To investigate the progression of the illness and opioid journeys of people who are taking opioids for chronic non-cancer pain.
In-depth qualitative interviews were conducted with 20 people who were taking opioids for non-cancer pain. A purposive sample was drawn from patients attending two pain clinics in Melbourne, Australia. Transcripts were analyzed within case, as individual narratives, and across case, as a thematic analysis. Conceptual explanatory variables were developed.
The experience of taking opioids for chronic non-cancer pain varies greatly between individuals and these diverse narratives—chaos, restitution, and quest narratives—raise questions about why and how some individuals find a way forward, while others remain in situations of chaotic and worsening ill health. We offer an explanation for this variability in terms of four key influences: support from individual health professionals and the health system; medical explanation or solutions; social support and social responsibilities; and the use of non-pharmaceutical interventions and self-help strategies. A unifying theme was the importance of maintaining hope.

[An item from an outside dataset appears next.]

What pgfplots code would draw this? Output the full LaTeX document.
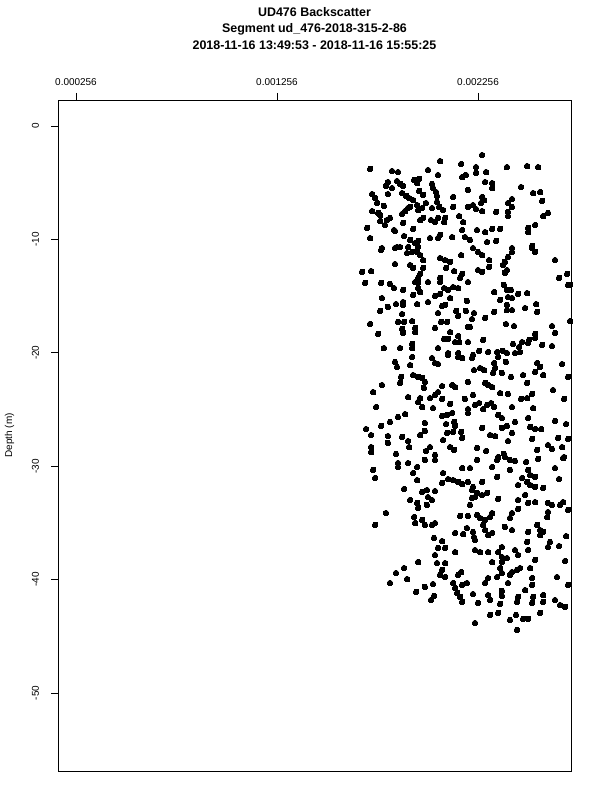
\documentclass[border=0pt]{standalone}
\usepackage{pgfplots}
\pgfplotsset{compat=1.18}
\usepackage{fontspec}
\setmainfont{Liberation Sans}
\begin{document}
\begin{tikzpicture}[x=1bp,y=1bp]
\path[use as bounding box] (0,0) rectangle (600,800);
\begin{axis}[
  at={(58bp,29bp)}, anchor=south west,
  scale only axis, width=513bp, height=671bp,
  xmin=0.0001665, xmax=0.0027186, ymin=-56.88, ymax=2.293,
  axis line style={line width=0.8bp},
  xtick={0.000256,0.001256,0.002256},
  xticklabels={0.000256,0.001256,0.002256},
  ytick={-50,-40,-30,-20,-10,0},
  yticklabels={-50,-40,-30,-20,-10,0},
  xtick pos=upper, xticklabel pos=upper,
  ytick pos=left,
  tick align=outside, major tick length=7bp,
  tick style={line width=0.8bp, black},
  minor tick num=0,
  scaled x ticks=false,
  xticklabel style={anchor=base, inner sep=0pt, yshift=7bp, font=\fontsize{10}{12}\selectfont},
  yticklabel style={rotate=90, anchor=base, inner sep=0pt, yshift=12bp, font=\fontsize{10}{12}\selectfont},
  clip=true,
]
\addplot[only marks, mark=*, mark size=2.8pt, black, mark options={fill=black, draw=black, line width=0pt}] table {
x y
0.002276 -2.56
0.001719 -3.79
0.001828 -3.97
0.001858 -4.06
0.002067 -3.09
0.002172 -3.35
0.002246 -3.62
0.002246 -4.14
0.002296 -4.06
0.002400 -3.62
0.002500 -3.53
0.002555 -3.62
0.002007 -3.88
0.002057 -4.32
0.002177 -4.50
0.002196 -4.32
0.001808 -4.94
0.001798 -5.29
0.001853 -4.85
0.001868 -5.11
0.001883 -5.29
0.001938 -4.76
0.001953 -5.03
0.001963 -4.67
0.002027 -5.11
0.002032 -5.47
0.002047 -5.82
0.002052 -6.17
0.002291 -4.94
0.002326 -5.03
0.002326 -5.47
0.002470 -5.38
0.001828 -5.47
0.001729 -6.00
0.001744 -6.35
0.001754 -6.79
0.001808 -6.00
0.001878 -5.91
0.001898 -6.17
0.001913 -6.35
0.001963 -5.73
0.001983 -6.08
0.002206 -5.64
0.002132 -6.26
0.002276 -6.26
0.002286 -6.53
0.002271 -6.79
0.002530 -5.91
0.002565 -5.82
0.002575 -6.61
0.002425 -6.44
0.002405 -6.79
0.002425 -7.14
0.001933 -6.53
0.001953 -6.97
0.001997 -6.79
0.002052 -6.70
0.002062 -7.14
0.001788 -7.05
0.001729 -7.50
0.001759 -7.67
0.001769 -7.85
0.001878 -7.76
0.001893 -7.50
0.001908 -7.23
0.001918 -7.14
0.001958 -7.41
0.001978 -7.23
0.002027 -7.23
0.002082 -7.41
0.002132 -7.14
0.002206 -7.14
0.002231 -6.97
0.002246 -7.32
0.002276 -7.50
0.002346 -7.58
0.002405 -7.58
0.002405 -7.94
0.002604 -7.67
0.002580 -7.94
0.002162 -7.94
0.002182 -8.47
0.001769 -8.38
0.001803 -8.29
0.001818 -8.11
0.001793 -8.73
0.001883 -8.55
0.001838 -9.17
0.001968 -8.29
0.001983 -8.11
0.002022 -8.29
0.002042 -8.47
0.002057 -8.11
0.002092 -8.11
0.002087 -8.47
0.001933 -9.08
0.001704 -8.99
0.001719 -9.88
0.001843 -9.26
0.001888 -9.70
0.002017 -9.88
0.002057 -9.88
0.002067 -9.61
0.002127 -9.79
0.002177 -9.17
0.002191 -9.79
0.002216 -10.05
0.002251 -9.17
0.002291 -9.35
0.002326 -9.08
0.002366 -9.08
0.002301 -10.23
0.002346 -10.14
0.002505 -8.99
0.002505 -9.35
0.002540 -8.73
0.002525 -10.58
0.001918 -10.05
0.001943 -10.32
0.001958 -10.14
0.001853 -10.67
0.001778 -10.76
0.002425 -10.76
0.001774 -10.93
0.001843 -10.76
0.001868 -10.67
0.001903 -11.20
0.001928 -11.11
0.001953 -11.11
0.001968 -11.38
0.001983 -11.82
0.001908 -10.67
0.001958 -10.67
0.002067 -11.64
0.002092 -11.82
0.002117 -11.99
0.002172 -11.38
0.002231 -10.76
0.002256 -11.11
0.002276 -11.38
0.002311 -11.82
0.002425 -11.11
0.002405 -11.55
0.002390 -11.99
0.002380 -12.26
0.002400 -12.70
0.002390 -12.96
0.002525 -10.76
0.002540 -11.11
0.002639 -11.82
0.001843 -12.17
0.001918 -12.26
0.001933 -12.52
0.001983 -12.52
0.002097 -12.52
0.002137 -12.79
0.002256 -12.70
0.002276 -12.87
0.002311 -12.43
0.001679 -12.87
0.001724 -12.79
0.001694 -13.84
0.001774 -13.84
0.001818 -13.93
0.001838 -14.29
0.001968 -13.05
0.001958 -13.40
0.001943 -13.76
0.001958 -13.84
0.002007 -13.76
0.002067 -13.40
0.002067 -13.76
0.002087 -14.29
0.002107 -14.46
0.002132 -14.20
0.002177 -13.05
0.002167 -13.40
0.002206 -13.76
0.002157 -14.29
0.002385 -14.02
0.002400 -14.46
0.002420 -14.46
0.002336 -14.64
0.002659 -13.40
0.002699 -13.05
0.002704 -14.02
0.001883 -14.46
0.001933 -14.90
0.001968 -14.64
0.001958 -14.29
0.002042 -14.99
0.002067 -14.81
0.002117 -15.17
0.002201 -15.43
0.001778 -15.17
0.001808 -15.96
0.001848 -15.70
0.001883 -15.52
0.001883 -15.78
0.001953 -15.70
0.002007 -15.52
0.002092 -15.78
0.002077 -15.87
0.001769 -16.31
0.001878 -16.58
0.002057 -16.49
0.002147 -16.31
0.002157 -16.75
0.002196 -16.31
0.002236 -16.49
0.002226 -17.02
0.002216 -17.72
0.002291 -16.93
0.002336 -16.40
0.002366 -15.34
0.002405 -15.08
0.002425 -15.17
0.002400 -15.78
0.002400 -16.23
0.002425 -16.23
0.002455 -14.81
0.002500 -14.73
0.002490 -16.05
0.002545 -15.70
0.002550 -16.40
0.001719 -17.46
0.001759 -18.34
0.001858 -17.28
0.001888 -17.28
0.001928 -17.20
0.001878 -17.90
0.001883 -18.25
0.001943 -17.81
0.001943 -18.17
0.002042 -17.81
0.002072 -17.28
0.002102 -17.28
0.002117 -18.17
0.002157 -18.52
0.002206 -17.72
0.002395 -17.46
0.002435 -17.64
0.002540 -18.34
0.002540 -18.69
0.002624 -17.64
0.002639 -18.25
0.002714 -17.20
0.001788 -19.58
0.001868 -19.58
0.001928 -19.22
0.001928 -19.58
0.002057 -19.58
0.002087 -18.78
0.002107 -18.78
0.002142 -19.05
0.002162 -19.05
0.002206 -19.05
0.002281 -18.87
0.002261 -19.84
0.002306 -19.93
0.002351 -19.93
0.002380 -19.84
0.002430 -19.22
0.002475 -19.05
0.002510 -18.87
0.002575 -19.31
0.002624 -19.40
0.002460 -19.49
0.002505 -19.13
0.002714 -14.02
0.002107 -20.02
0.002157 -20.02
0.002027 -20.46
0.002057 -20.99
0.002042 -20.90
0.002107 -20.19
0.002157 -20.37
0.002177 -20.46
0.002226 -20.46
0.002231 -20.19
0.002356 -20.37
0.002400 -20.02
0.002440 -20.02
0.002465 -19.93
0.001843 -20.81
0.001853 -21.25
0.001928 -20.37
0.001918 -21.08
0.002336 -20.90
0.002341 -21.34
0.002395 -20.81
0.002550 -20.90
0.002565 -21.25
0.002674 -20.99
0.001873 -22.13
0.001868 -22.66
0.001933 -21.96
0.001958 -22.13
0.001978 -22.22
0.001992 -22.57
0.001987 -23.10
0.002236 -21.52
0.002266 -21.34
0.002286 -21.52
0.002331 -21.78
0.002375 -21.78
0.002420 -22.13
0.002480 -21.96
0.002540 -21.69
0.002580 -21.96
0.002704 -22.13
0.002206 -22.57
0.002291 -22.66
0.002306 -22.84
0.002326 -23.02
0.002500 -22.66
0.001778 -22.84
0.001734 -23.46
0.002077 -22.93
0.002127 -22.84
0.002142 -23.02
0.002057 -23.46
0.002042 -23.72
0.002017 -23.99
0.001968 -23.99
0.001958 -24.34
0.001908 -23.90
0.002077 -24.07
0.002191 -24.07
0.002231 -23.72
0.002366 -23.55
0.002405 -23.63
0.002470 -24.07
0.002500 -23.99
0.002525 -23.63
0.002629 -23.28
0.002684 -24.07
0.001749 -24.78
0.001893 -25.40
0.001858 -25.66
0.001818 -26.10
0.001978 -24.78
0.002032 -24.87
0.002117 -24.51
0.002127 -25.31
0.002102 -25.48
0.002077 -25.57
0.002206 -24.96
0.002206 -25.31
0.002241 -24.60
0.002261 -24.43
0.002281 -24.96
0.002301 -24.60
0.002321 -24.43
0.002336 -24.78
0.002356 -25.48
0.002375 -25.75
0.002425 -24.78
0.002530 -24.87
0.002440 -26.10
0.002505 -25.75
0.002639 -26.01
0.002694 -26.28
0.001774 -26.45
0.001699 -26.72
0.001724 -27.25
0.001992 -26.19
0.001992 -26.89
0.001968 -27.25
0.002097 -26.28
0.002102 -27.07
0.002137 -26.10
0.002142 -26.45
0.002132 -26.98
0.002172 -26.98
0.002177 -27.51
0.002276 -26.63
0.002316 -27.25
0.002341 -27.34
0.002375 -26.63
0.002400 -26.45
0.002425 -27.07
0.002515 -26.54
0.002540 -26.72
0.002570 -26.72
0.001808 -27.34
0.001878 -27.42
0.001908 -27.78
0.001913 -28.31
0.002082 -27.69
0.002405 -27.78
0.002525 -27.60
0.002604 -28.13
0.002624 -28.48
0.002654 -27.51
0.002674 -28.31
0.002704 -27.60
0.001724 -28.31
0.001724 -28.75
0.001848 -28.92
0.001997 -28.66
0.002017 -28.31
0.002042 -29.01
0.002117 -28.31
0.002137 -28.57
0.002251 -28.39
0.002296 -28.66
0.002356 -29.19
0.002385 -28.92
0.002550 -28.57
0.002684 -29.19
0.001808 -27.95
0.001858 -29.72
0.001858 -30.07
0.001908 -29.72
0.001953 -30.07
0.001992 -29.45
0.002042 -29.45
0.001734 -30.33
0.001744 -31.04
0.001933 -30.60
0.001953 -31.22
0.002082 -30.60
0.002077 -31.48
0.002177 -30.16
0.002216 -30.16
0.002326 -30.07
0.002351 -29.45
0.002390 -29.19
0.002415 -29.45
0.002440 -29.54
0.002415 -30.33
0.002251 -29.45
0.002495 -29.63
0.002555 -29.36
0.002639 -30.16
0.002679 -29.28
0.002351 -30.95
0.002505 -30.33
0.002515 -30.78
0.002540 -30.95
0.002659 -31.13
0.002107 -31.13
0.002132 -31.22
0.002157 -31.39
0.002177 -31.57
0.002206 -31.39
0.002231 -31.83
0.002226 -32.10
0.002251 -32.36
0.002241 -32.72
0.002276 -31.39
0.002475 -31.04
0.002500 -31.39
0.002515 -31.66
0.002540 -31.83
0.002455 -31.66
0.002580 -31.92
0.001888 -32.01
0.001978 -32.27
0.002002 -32.10
0.002042 -32.19
0.002007 -32.72
0.002027 -32.98
0.001918 -32.98
0.001953 -33.24
0.001958 -33.68
0.002002 -33.42
0.002216 -33.42
0.002226 -32.80
0.002276 -32.54
0.002301 -32.36
0.002356 -32.89
0.002455 -32.98
0.002490 -32.54
0.002505 -33.24
0.002540 -33.16
0.002604 -33.24
0.002624 -33.42
0.002664 -33.42
0.002679 -33.16
0.002455 -33.77
0.002425 -34.13
0.002415 -34.57
0.002604 -34.04
0.002600 -34.48
0.002704 -33.86
0.001798 -34.13
0.001938 -34.48
0.001943 -35.01
0.001978 -34.74
0.001992 -35.18
0.002027 -35.18
0.002042 -35.01
0.002167 -34.39
0.002206 -34.39
0.002251 -34.30
0.002266 -34.57
0.002291 -34.74
0.002316 -34.48
0.002326 -34.13
0.002281 -35.18
0.002291 -35.63
0.002306 -36.07
0.002326 -35.89
0.001744 -35.18
0.002201 -35.45
0.002182 -35.98
0.002142 -35.89
0.002231 -35.80
0.002236 -36.25
0.002241 -36.51
0.002390 -35.36
0.002425 -35.63
0.002550 -35.18
0.002565 -35.63
0.002580 -35.80
0.002565 -36.07
0.002505 -35.80
0.002500 -36.68
0.002614 -36.68
0.002604 -37.13
0.002659 -37.04
0.002694 -36.16
0.002037 -36.33
0.002077 -36.60
0.002092 -37.21
0.002057 -37.21
0.002042 -37.83
0.002142 -37.57
0.002241 -37.39
0.002266 -37.57
0.002306 -37.57
0.002375 -37.13
0.002356 -37.57
0.002375 -38.01
0.002400 -38.10
0.002440 -37.39
0.002455 -37.83
0.002505 -37.39
0.002540 -38.27
0.001958 -38.45
0.002052 -38.54
0.002092 -38.54
0.002326 -38.45
0.002689 -38.36
0.002077 -39.15
0.002067 -39.59
0.002375 -38.45
0.002366 -38.98
0.002375 -39.42
0.002425 -39.33
0.002450 -39.15
0.002465 -38.98
0.001848 -39.42
0.001888 -38.98
0.001903 -39.95
0.001818 -40.30
0.002092 -39.77
0.002157 -39.59
0.002172 -39.33
0.002306 -39.86
0.002351 -39.77
0.002415 -39.59
0.002525 -39.86
0.002515 -38.98
0.002649 -39.77
0.002704 -40.47
0.001948 -41.09
0.001992 -40.65
0.002032 -40.39
0.002132 -40.30
0.002177 -40.47
0.002201 -40.30
0.002142 -40.74
0.002152 -41.18
0.002167 -41.53
0.002177 -41.97
0.002291 -40.30
0.002405 -40.30
0.002490 -40.92
0.002525 -40.47
0.002037 -41.44
0.002022 -41.80
0.002231 -41.27
0.002306 -41.36
0.002316 -41.80
0.002375 -41.00
0.002375 -41.44
0.002366 -42.15
0.002455 -41.53
0.002450 -41.97
0.002530 -41.53
0.002525 -42.06
0.002580 -41.36
0.002580 -41.97
0.002639 -41.80
0.002664 -42.24
0.002689 -42.41
0.002256 -42.06
0.002565 -42.94
0.002356 -42.94
0.002316 -43.12
0.002445 -43.12
0.002415 -43.56
0.002480 -43.47
0.002505 -43.47
0.002241 -43.83
0.002450 -44.44
};
\end{axis}
\node[anchor=base, font=\bfseries\fontsize{12.5}{15}\selectfont] at (314.5,783) {UD476 Backscatter};
\node[anchor=base, font=\bfseries\fontsize{12.5}{15}\selectfont] at (314.5,767) {Segment ud\_476-2018-315-2-86};
\node[anchor=base, font=\bfseries\fontsize{12.5}{15}\selectfont] at (314.5,750) {2018-11-16 13:49:53 - 2018-11-16 15:55:25};
\node[rotate=90, anchor=base, font=\fontsize{10}{12}\selectfont] at (12,364.5) {Depth (m)};
\end{tikzpicture}
\end{document}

The four key factors influencing the progress of people taking opioids for chronic non-cancer pain are rooted in the provisions made by society for caring for this patient group and involve relationships between patient and provider, between patients and their social world, and between different providers and their professional knowledge. In our patient sample, effective support involved the provision and maintenance of hope, and professionals who are knowledgeable about opioids and chronic pain, good communicators, and cognizant with their patients’ social support and responsibilities.